The results were deemed to be “inconclusive”, but it was enough to consign the project to the deep freeze until 2015, when a colleague put the bottle forward for market testing in Italy.
“The lesson from all of this is to make sure you’re involved,” Bentley said. “Own [your design project] and own it fully. That includes being part of any discussions about how you do consumer research.”
Sometimes, the risks lay with interpreting consumer preferences.
In research for a brand of crispbreads, James Harmer, insight director at Touch Packaging Innovation, discovered consumers had underlined the importance of ‘freshness’ in the product.
How people interact with packaging
Both the role of ethnography – the study of people and culture – and following how people interact with packaging in their homes, had a part to play in this, Harmer said.
Consequently, the brand-owner considered – and researched – resealable plastics packaging, even though it had only ever previously used a paper-based pack.

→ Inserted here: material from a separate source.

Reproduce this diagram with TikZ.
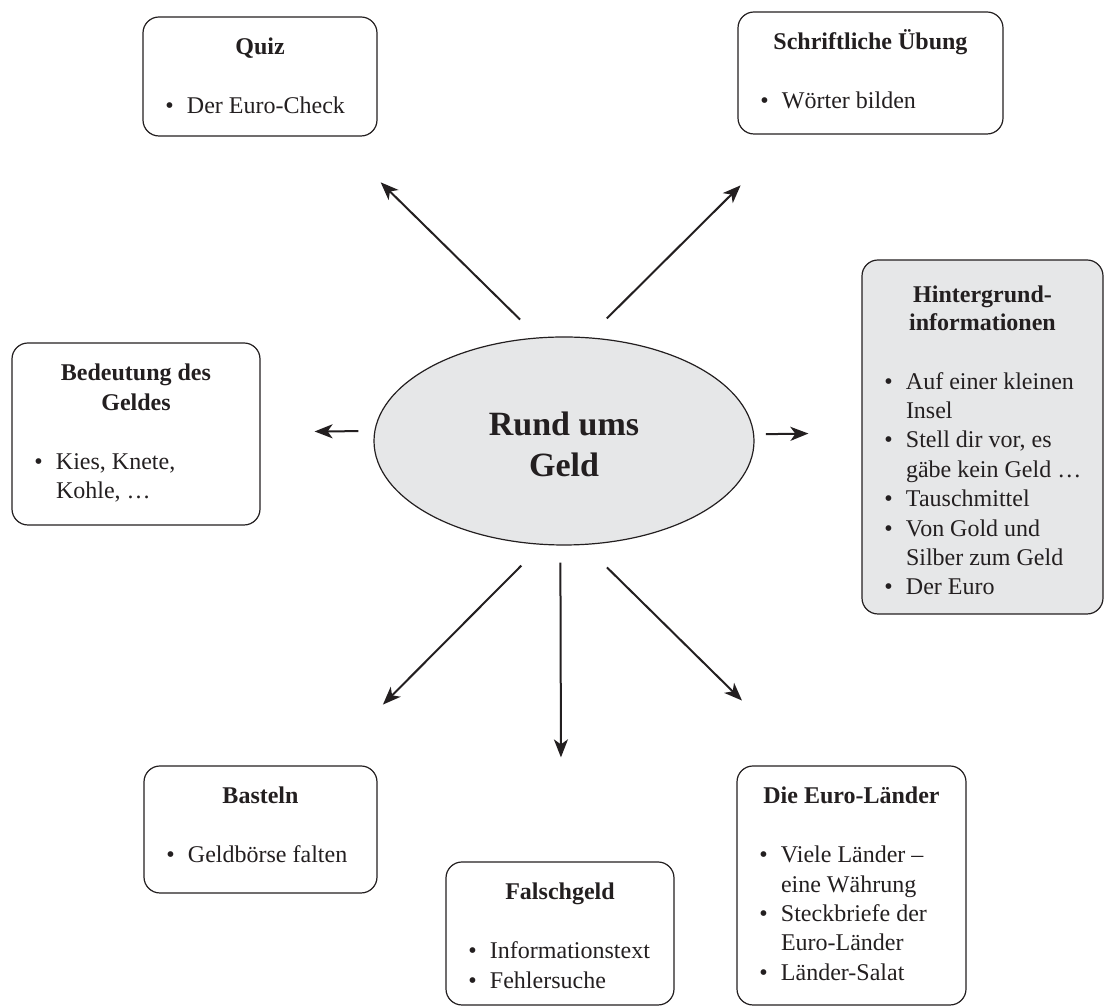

“By applying ethnography, we found out, yes, what they felt they wanted was ‘freshness’, but a bigger part of what they liked about the product was the feel and sustainability of paper,” said Harmer. “At the same time, they wanted the reassurance of keeping the product wrapped.”
Echoing the Fanta example, Harmer concluded: “Sometimes, research outcomes can stymie something that, if you’d allowed the consumer to think about it slightly differently, might have been received more favourably.”
However, he warned: “Producing prototypes that people can pick up and use realistically can cost a huge amount of money.”